Die Kläger haben vorliegend einen Anspruch auf die Feststellung, dass ihnen die von den Sachverständigen in dem selbständigen Beweisverfahren festgestellten Ansprüche auf Minderung des Restwerklohnanspruchs der Beklagten und auf Mangelbeseitigung zustehen. Die Beklagte stellt nicht in Abrede, dass den Klägern diese Ansprüche in der geltend gemachten Höhe zugestanden haben, sie beruft sich insoweit lediglich auf das Erlöschen durch die von den Klägern erklärte Aufrechnung. Dieser Einwand geht indes fehl, da das Minderungsrecht als solches einer Aufrechnung nicht zugänglich ist, sondern als Gestaltungsrecht lediglich durch seine Ausübung erlischt und die Vergütungsforderung dann zugleich herabsetzt. Da mangels einer Nachfristsetzung und Ablehnungsandrohung seitens der Kläger kein Schadensersatzanspruch für diese nach §§ 634, 635 BGB a.F. entstanden ist, ging auch die von den Klägern erklärte Aufrechnung hinsichtlich ihrer Ansprüche wegen noch durchzuführender Mängelbeseitigung ins Leere.

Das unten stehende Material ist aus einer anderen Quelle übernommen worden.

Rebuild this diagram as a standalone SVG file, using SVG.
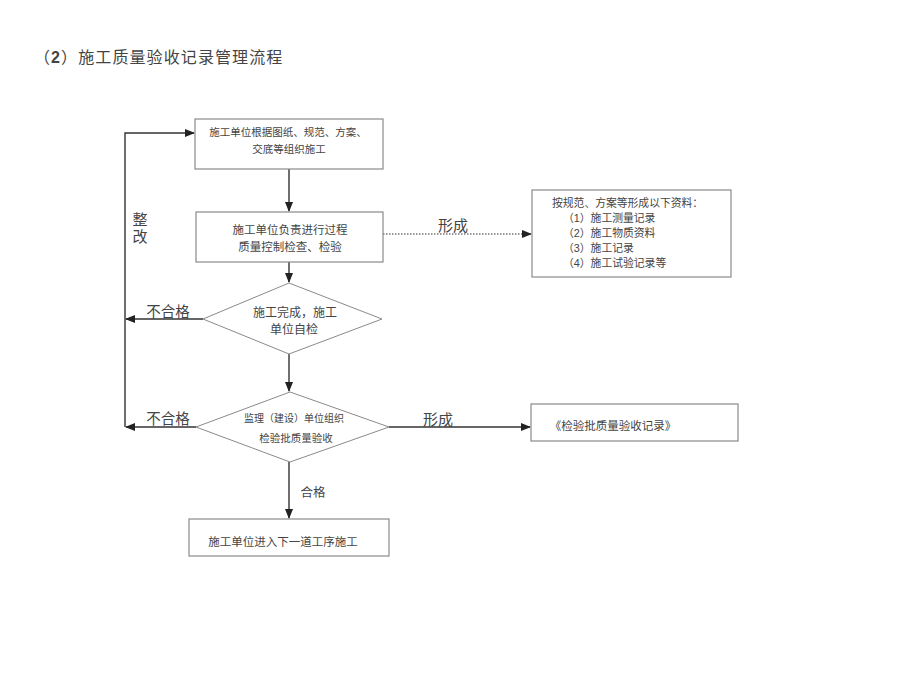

Die auf Feststellung des Bestehens der aus der mangelhaften Werkleistung resultierenden Ansprüche der Kläger gegen die Beklagte gerichtete Klage ist mithin begründet. Die Klage wäre auch dann begründet, wenn die von den Klägern geltend gemachten Mängelrechte durch die von ihnen erklärte Aufrechnung erloschen wären, da für diesen Fall die klägerischen Feststellungsanträge dahin auszulegen wären, dass die Kläger die Feststellung begehren, dass ihnen diese Rechte zugestanden haben.

Die Kostenentscheidung beruht auf § 91 ZPO.

Der Ausspruch zur vorläufigen Vollstreckbarkeit beruht auf § 708 Nr. 10, §§ 711, 713 ZPO.

Die Revision wird nicht zugelassen, weil die gesetzlichen Voraussetzungen des § 543 Abs. 2 ZPO nicht gegeben sind.

Der Streitwert für das Berufungsverfahren wird auf 4.996,67 € (80 % der geltend gemachten Mängelrechte) festgesetzt.